### THE REQUEST
Leave out the pictures and repeat the data exactly.

### COLLECTED DATA
··········
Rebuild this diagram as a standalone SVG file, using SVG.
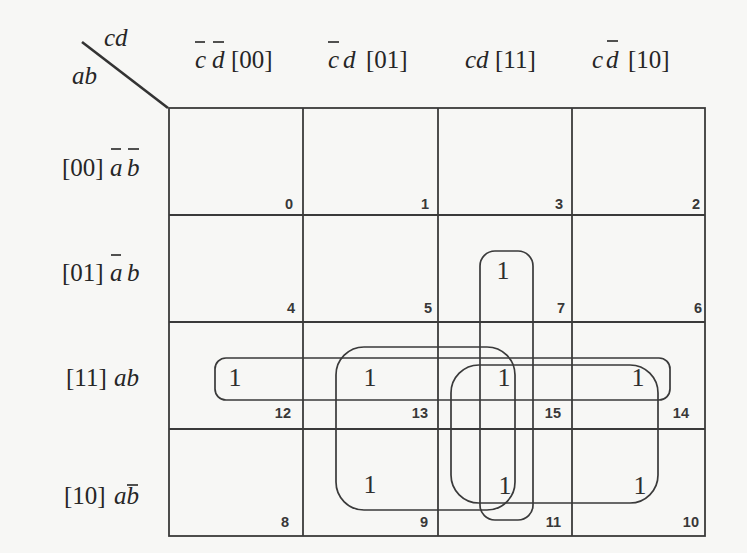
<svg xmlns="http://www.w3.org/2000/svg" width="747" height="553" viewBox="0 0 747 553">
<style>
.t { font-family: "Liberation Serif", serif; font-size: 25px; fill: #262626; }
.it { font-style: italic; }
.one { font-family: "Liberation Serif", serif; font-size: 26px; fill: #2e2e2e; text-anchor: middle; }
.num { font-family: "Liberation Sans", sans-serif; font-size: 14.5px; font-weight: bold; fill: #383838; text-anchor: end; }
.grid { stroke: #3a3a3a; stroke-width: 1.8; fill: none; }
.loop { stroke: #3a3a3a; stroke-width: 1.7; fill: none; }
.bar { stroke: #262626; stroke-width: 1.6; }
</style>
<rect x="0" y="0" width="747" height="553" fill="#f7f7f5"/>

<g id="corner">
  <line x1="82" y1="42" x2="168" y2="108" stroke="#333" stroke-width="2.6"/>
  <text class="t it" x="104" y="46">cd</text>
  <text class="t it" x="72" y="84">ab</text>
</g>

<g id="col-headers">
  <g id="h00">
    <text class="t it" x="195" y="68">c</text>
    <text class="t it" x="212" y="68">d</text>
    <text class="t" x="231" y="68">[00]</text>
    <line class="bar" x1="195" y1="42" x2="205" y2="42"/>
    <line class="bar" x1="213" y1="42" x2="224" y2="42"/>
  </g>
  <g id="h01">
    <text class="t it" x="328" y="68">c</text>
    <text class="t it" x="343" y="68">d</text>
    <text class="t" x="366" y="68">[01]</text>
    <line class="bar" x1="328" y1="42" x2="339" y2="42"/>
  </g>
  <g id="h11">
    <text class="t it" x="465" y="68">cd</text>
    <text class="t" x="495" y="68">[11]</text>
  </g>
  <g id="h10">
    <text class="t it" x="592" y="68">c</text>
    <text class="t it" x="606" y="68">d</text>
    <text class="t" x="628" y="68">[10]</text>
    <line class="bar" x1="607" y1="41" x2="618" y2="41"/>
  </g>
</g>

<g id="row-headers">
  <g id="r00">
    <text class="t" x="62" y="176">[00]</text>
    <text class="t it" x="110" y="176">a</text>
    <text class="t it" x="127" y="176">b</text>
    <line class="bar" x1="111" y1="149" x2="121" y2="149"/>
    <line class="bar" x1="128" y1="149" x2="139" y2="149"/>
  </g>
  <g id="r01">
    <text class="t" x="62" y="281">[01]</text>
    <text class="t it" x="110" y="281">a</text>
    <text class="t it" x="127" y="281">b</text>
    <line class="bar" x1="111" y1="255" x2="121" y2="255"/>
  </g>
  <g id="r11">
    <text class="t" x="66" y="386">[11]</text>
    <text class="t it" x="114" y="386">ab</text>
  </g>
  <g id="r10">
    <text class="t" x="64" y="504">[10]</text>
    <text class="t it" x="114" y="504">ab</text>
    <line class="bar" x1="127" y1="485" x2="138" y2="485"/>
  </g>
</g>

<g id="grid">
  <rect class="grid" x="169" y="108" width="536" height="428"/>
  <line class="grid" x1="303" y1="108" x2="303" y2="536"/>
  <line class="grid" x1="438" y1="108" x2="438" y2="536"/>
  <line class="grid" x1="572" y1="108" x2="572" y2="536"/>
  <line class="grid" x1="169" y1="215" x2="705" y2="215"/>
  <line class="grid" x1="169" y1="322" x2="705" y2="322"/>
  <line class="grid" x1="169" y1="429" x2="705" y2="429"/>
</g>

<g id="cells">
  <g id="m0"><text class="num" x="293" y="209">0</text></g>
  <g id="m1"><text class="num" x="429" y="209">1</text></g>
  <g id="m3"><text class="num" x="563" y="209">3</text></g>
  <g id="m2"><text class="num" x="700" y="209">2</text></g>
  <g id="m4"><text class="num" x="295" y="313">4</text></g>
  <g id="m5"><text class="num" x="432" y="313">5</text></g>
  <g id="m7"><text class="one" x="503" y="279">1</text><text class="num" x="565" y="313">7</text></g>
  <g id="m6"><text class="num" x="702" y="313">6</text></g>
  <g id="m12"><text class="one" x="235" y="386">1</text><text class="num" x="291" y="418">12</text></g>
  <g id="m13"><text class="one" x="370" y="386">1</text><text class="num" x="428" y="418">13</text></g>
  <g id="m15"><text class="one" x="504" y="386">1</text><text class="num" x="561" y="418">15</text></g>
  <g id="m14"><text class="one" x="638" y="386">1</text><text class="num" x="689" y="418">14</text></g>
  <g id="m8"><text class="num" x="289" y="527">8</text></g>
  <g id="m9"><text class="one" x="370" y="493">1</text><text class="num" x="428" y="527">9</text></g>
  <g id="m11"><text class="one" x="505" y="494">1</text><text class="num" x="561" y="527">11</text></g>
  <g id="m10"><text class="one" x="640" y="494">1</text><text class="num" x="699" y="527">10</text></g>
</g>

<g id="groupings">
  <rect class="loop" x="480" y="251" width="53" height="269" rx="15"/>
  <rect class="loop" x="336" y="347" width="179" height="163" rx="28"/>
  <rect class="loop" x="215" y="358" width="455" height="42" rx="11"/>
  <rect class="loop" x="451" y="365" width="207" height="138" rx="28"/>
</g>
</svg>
··········
### EXERCISE RESULT
Rebuild this diagram as a standalone SVG file, using SVG.
<svg xmlns="http://www.w3.org/2000/svg" width="747" height="553" viewBox="0 0 747 553">
<style>
.t { font-family: "Liberation Serif", serif; font-size: 25px; fill: #262626; }
.it { font-style: italic; }
.one { font-family: "Liberation Serif", serif; font-size: 26px; fill: #2e2e2e; text-anchor: middle; }
.num { font-family: "Liberation Sans", sans-serif; font-size: 14.5px; font-weight: bold; fill: #383838; text-anchor: end; }
.grid { stroke: #3a3a3a; stroke-width: 1.8; fill: none; }
.loop { stroke: #3a3a3a; stroke-width: 1.7; fill: none; }
.bar { stroke: #262626; stroke-width: 1.6; }
</style>
<rect x="0" y="0" width="747" height="553" fill="#f7f7f5"/>

<g id="corner">
  <line x1="82" y1="42" x2="168" y2="108" stroke="#333" stroke-width="2.6"/>
  <text class="t it" x="104" y="46">cd</text>
  <text class="t it" x="72" y="84">ab</text>
</g>

<g id="col-headers">
  <g id="h00">
    <text class="t it" x="195" y="68">c</text>
    <text class="t it" x="212" y="68">d</text>
    <text class="t" x="231" y="68">[00]</text>
    <line class="bar" x1="195" y1="42" x2="205" y2="42"/>
    <line class="bar" x1="213" y1="42" x2="224" y2="42"/>
  </g>
  <g id="h01">
    <text class="t it" x="328" y="68">c</text>
    <text class="t it" x="343" y="68">d</text>
    <text class="t" x="366" y="68">[01]</text>
    <line class="bar" x1="328" y1="42" x2="339" y2="42"/>
  </g>
  <g id="h11">
    <text class="t it" x="465" y="68">cd</text>
    <text class="t" x="495" y="68">[11]</text>
  </g>
  <g id="h10">
    <text class="t it" x="592" y="68">c</text>
    <text class="t it" x="606" y="68">d</text>
    <text class="t" x="628" y="68">[10]</text>
    <line class="bar" x1="607" y1="41" x2="618" y2="41"/>
  </g>
</g>

<g id="row-headers">
  <g id="r00">
    <text class="t" x="62" y="176">[00]</text>
    <text class="t it" x="110" y="176">a</text>
    <text class="t it" x="127" y="176">b</text>
    <line class="bar" x1="111" y1="149" x2="121" y2="149"/>
    <line class="bar" x1="128" y1="149" x2="139" y2="149"/>
  </g>
  <g id="r01">
    <text class="t" x="62" y="281">[01]</text>
    <text class="t it" x="110" y="281">a</text>
    <text class="t it" x="127" y="281">b</text>
    <line class="bar" x1="111" y1="255" x2="121" y2="255"/>
  </g>
  <g id="r11">
    <text class="t" x="66" y="386">[11]</text>
    <text class="t it" x="114" y="386">ab</text>
  </g>
  <g id="r10">
    <text class="t" x="64" y="504">[10]</text>
    <text class="t it" x="114" y="504">ab</text>
    <line class="bar" x1="127" y1="485" x2="138" y2="485"/>
  </g>
</g>

<g id="grid">
  <rect class="grid" x="169" y="108" width="536" height="428"/>
  <line class="grid" x1="303" y1="108" x2="303" y2="536"/>
  <line class="grid" x1="438" y1="108" x2="438" y2="536"/>
  <line class="grid" x1="572" y1="108" x2="572" y2="536"/>
  <line class="grid" x1="169" y1="215" x2="705" y2="215"/>
  <line class="grid" x1="169" y1="322" x2="705" y2="322"/>
  <line class="grid" x1="169" y1="429" x2="705" y2="429"/>
</g>

<g id="cells">
  <g id="m0"><text class="num" x="293" y="209">0</text></g>
  <g id="m1"><text class="num" x="429" y="209">1</text></g>
  <g id="m3"><text class="num" x="563" y="209">3</text></g>
  <g id="m2"><text class="num" x="700" y="209">2</text></g>
  <g id="m4"><text class="num" x="295" y="313">4</text></g>
  <g id="m5"><text class="num" x="432" y="313">5</text></g>
  <g id="m7"><text class="one" x="503" y="279">1</text><text class="num" x="565" y="313">7</text></g>
  <g id="m6"><text class="num" x="702" y="313">6</text></g>
  <g id="m12"><text class="one" x="235" y="386">1</text><text class="num" x="291" y="418">12</text></g>
  <g id="m13"><text class="one" x="370" y="386">1</text><text class="num" x="428" y="418">13</text></g>
  <g id="m15"><text class="one" x="504" y="386">1</text><text class="num" x="561" y="418">15</text></g>
  <g id="m14"><text class="one" x="638" y="386">1</text><text class="num" x="689" y="418">14</text></g>
  <g id="m8"><text class="num" x="289" y="527">8</text></g>
  <g id="m9"><text class="one" x="370" y="493">1</text><text class="num" x="428" y="527">9</text></g>
  <g id="m11"><text class="one" x="505" y="494">1</text><text class="num" x="561" y="527">11</text></g>
  <g id="m10"><text class="one" x="640" y="494">1</text><text class="num" x="699" y="527">10</text></g>
</g>

<g id="groupings">
  <rect class="loop" x="480" y="251" width="53" height="269" rx="15"/>
  <rect class="loop" x="336" y="347" width="179" height="163" rx="28"/>
  <rect class="loop" x="215" y="358" width="455" height="42" rx="11"/>
  <rect class="loop" x="451" y="365" width="207" height="138" rx="28"/>
</g>
</svg>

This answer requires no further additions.